Since the turn of the century, issues of collective memory and memorial cultures have moved into the center of public attention and started playing a weighty role in rethinking national, regional, and global identities, as well as in general rethinking future “in alliance with recasting the past”.

Memories no longer belong to psychological domain only – they travel not through oral or written stories, but through the channels of mass media and the Internet, crossing boundaries and extending to the global level. And this (almost) uncontrolled flow inevitably contributes to the construction of another memory culture giving rise to a new phenomenon described by Andrew Hoskins as the “digital network memory”. Now to voice out the stories of the marginalized and repressed the only thing we need is genuine interest in our personal past – as well as empathy and motivation. Yes, one of the fullest archives of the Soviet period belongs to the “extremist” organization, but its invaluable information is still accessible online. And, in addition to that, numerous other databases of virtual libraries and museums documenting the victims of the Nazi, Soviet and other regimes across the globe.

It is now, guided by names, scarce dates, and topography, that thanks to the open sources and motivation, I manage to reconstruct the silenced biographies of my distant relatives. I learn about my hard-working strong-willed grandmother Olga Novik who refused to join one of ambitious construction projects of the early Soviets in the Urals and received a 2-years’ correctional labor punishment – at the age of 17, she was made to manually saw wood in a penal colony in Bobruisk.
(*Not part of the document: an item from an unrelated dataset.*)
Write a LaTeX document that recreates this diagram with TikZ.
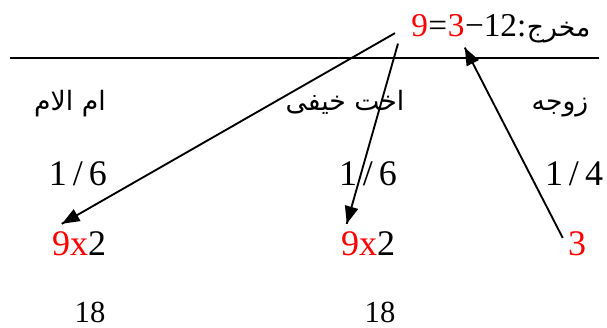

I learn about my grandfather’s sister Katya Bubich sent by the Nazi as a foreign slave worker to a furniture manufacturing factory in southern Germany in 1944. I learn about my great-granddad Ivan Kozel crossing the Atlantic Ocean in 1914 and seeing the Statue of Liberty.

I discover that despite a century lying between us we can hear each other.

I hear them.

I am writing about them.

Just like my Soviet school friend in 1988, I dream of seeing peace everwhere in the world. And I am sure that taking care of our family stories and passing them through to new generations is one of the conditions of making this dream

come true one day.

“Dwell on the past and you’ll lose an eye,” says an old Russian proverb. But not many know that it has the second part –

“forget the past and you’ll lose both”.